Perhaps this spring/summer issue of Errant is ideally read outside, in a park or a forest, where the words and images can be supported by the sounds of your surroundings. In any case, and wherever you are, we hope you enjoy reading it.


[1] Carson, Rachel. Silent Spring. Boston, New York: Houghton Mifflin Company, 1994: p. 2.

[2] Nixon, Rob. Slow Violence and the Environmentalism of the Poor.
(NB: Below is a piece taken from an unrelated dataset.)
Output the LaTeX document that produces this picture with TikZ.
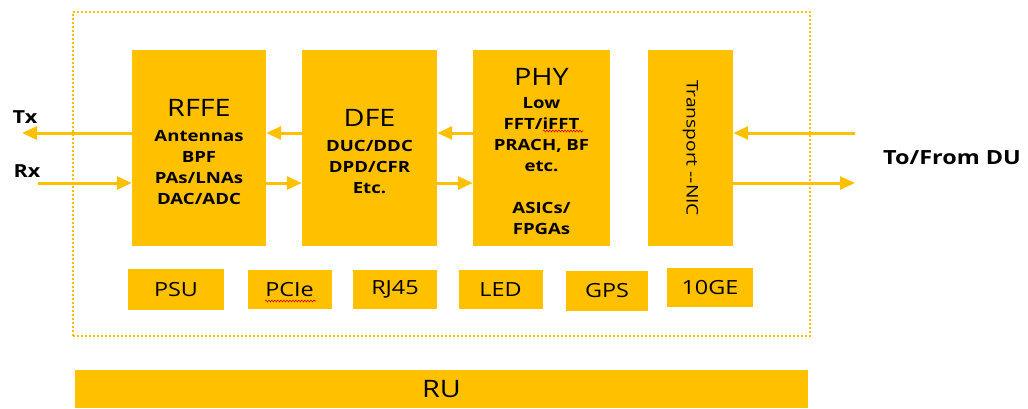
\documentclass[tikz,border=0pt]{standalone}
\usepackage{fontspec}
\setmainfont{Open Sans}[FakeStretch=1.2]
\usetikzlibrary{arrows.meta,decorations.pathmorphing}
\definecolor{gold}{HTML}{FFC000}
\begin{document}
\begin{tikzpicture}[x=1pt,y=-1pt,
  blk/.style={fill=gold,draw=none,inner sep=0pt},
  blktext/.style={inner sep=0pt,align=center,
    font=\fontsize{15.5}{21}\selectfont\bfseries},
  small/.style={fill=gold,draw=none,inner sep=0pt,
    font=\fontsize{19.5}{22}\selectfont},
  arr/.style={draw=gold,line width=3pt,-{Triangle[length=15pt,width=13pt]}},
  lbl/.style={font=\fontsize{18}{20}\selectfont\bfseries,inner sep=0pt},
  frame/.style={draw=gold,line width=2pt,dash pattern=on 2pt off 2pt,inner sep=0pt},
  squiggle/.style={draw=red!85!black,line width=0.6pt,decorate,
    decoration={snake,amplitude=0.9pt,segment length=3pt}}
]
\useasboundingbox (0,0) rectangle (1028,408);
\newcommand{\ttlfont}[1]{{\fontsize{24}{24}\mdseries\selectfont #1}}
% outer dotted frame
\node[frame,minimum width=737,minimum height=324] (frame) at (441.5,174) {};
% main blocks
\node[blk,minimum width=134,minimum height=196] (rffe) at (199,148) {};
\node[blk,minimum width=135,minimum height=196] (dfe) at (369.5,148) {};
\node[blk,minimum width=137,minimum height=196] (phy) at (541.5,148) {};
\node[blk,minimum width=85,minimum height=196] (nic) at (690.5,148) {};
\node[blktext,yshift=-4pt] (rffetxt) at (rffe.center)
  {\ttlfont{RFFE}\\[4pt]Antennas\\BPF\\PAs/LNAs\\DAC/ADC};
\node[blktext,yshift=-4pt] (dfetxt) at (dfe.center)
  {\ttlfont{DFE}\\[4pt]DUC/DDC\\DPD/CFR\\Etc.};
\node[blktext,yshift=-4pt] (phytxt) at (phy.center)
  {\ttlfont{PHY}\\[2pt]Low\\FFT/iFFT\\PRACH, BF\\etc.\\[21pt]ASICs/\\FPGAs};
\node[font=\fontsize{16}{18}\selectfont,rotate=-90,inner sep=0pt] (nictext) at (nic.center) {Transport {-}{-}NIC};
% small boxes
\node[small,minimum width=96,minimum height=41] (psu) at (176,289.5) {PSU};
\node[small,minimum width=84,minimum height=39] (pcie) at (289.5,289.5) {PCIe};
\node[small,minimum width=84,minimum height=39] (rj45) at (395,289.5) {RJ45};
\node[small,minimum width=84,minimum height=39] (led) at (500.5,289.5) {LED};
\node[small,minimum width=82,minimum height=40] (gps) at (607,291) {GPS};
\node[small,minimum width=86,minimum height=39] (tenge) at (710,287.5) {10GE};
% RU bar
\node[small,minimum width=733,minimum height=38,font=\fontsize{24}{26}\selectfont] (ru) at (441.5,389) {RU};
% labels
\node[lbl] (tx) at (25,117) {Tx};
\node[lbl] (rx) at (27,171) {Rx};
\node[lbl,font=\fontsize{19.5}{22}\selectfont\bfseries] (du) at (952,158) {To/From DU};
% arrow levels
\coordinate (up) at (0,133);
\coordinate (dn) at (0,183);
\coordinate (txend) at (22,133);
\coordinate (rxstart) at (38,183);
\coordinate (duin) at (855,133);
\coordinate (duout) at (855,183);
\draw[arr] (rffe.west |- up) -- (txend);
\draw[arr] (rxstart) -- (rffe.west |- dn);
\draw[arr] (dfe.west |- up) -- (rffe.east |- up);
\draw[arr] (rffe.east |- dn) -- (dfe.west |- dn);
\draw[arr] (phy.west |- up) -- (dfe.east |- up);
\draw[arr] (dfe.east |- dn) -- (phy.west |- dn);
\draw[arr] (duin) -- (nic.east |- up);
\draw[arr] (nic.east |- dn) -- (duout);
% spell-check squiggles
\coordinate (sq1a) at (543,131); \coordinate (sq1b) at (583,131);
\coordinate (sq2a) at (265,301); \coordinate (sq2b) at (316,301);
\draw[squiggle] (sq1a) -- (sq1b);
\draw[squiggle] (sq2a) -- (sq2b);
\end{tikzpicture}
\end{document}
Cambridge, London: Harvard University Press, 2013: p. 2.

[3] Davis, Heather, Zoe Todd. ‘On the Importance of a Date, or Decolonizing the Anthropocene.’ ACME: An International Journal for Critical Geographies, Vol. 16, No. 4 (2017): p. 771.

[4] Ibid.

[5] Todd, Zoe. ‘An Indigenous Feminist’s Take On The Ontological Turn: ‘Ontology’ Is Just Another

Word For Colonialism.’ Journal of Historical Sociology, Vol. 29, No. 1 (March 2016): p. 14.

[6] Some of the other island nations facing the same threat and featured by the drawings on the cover and throughout this issue are: Marshall Islands, Micronesia, Kiribati, Fiji, Solomon Islands and Nauru.

[7] Vázquez, Rolando. Vistas of Modernity. Decolonial aesthesis and the end of the Contemporary. Amsterdam: Mondriaan Fund, 2020: p. 157.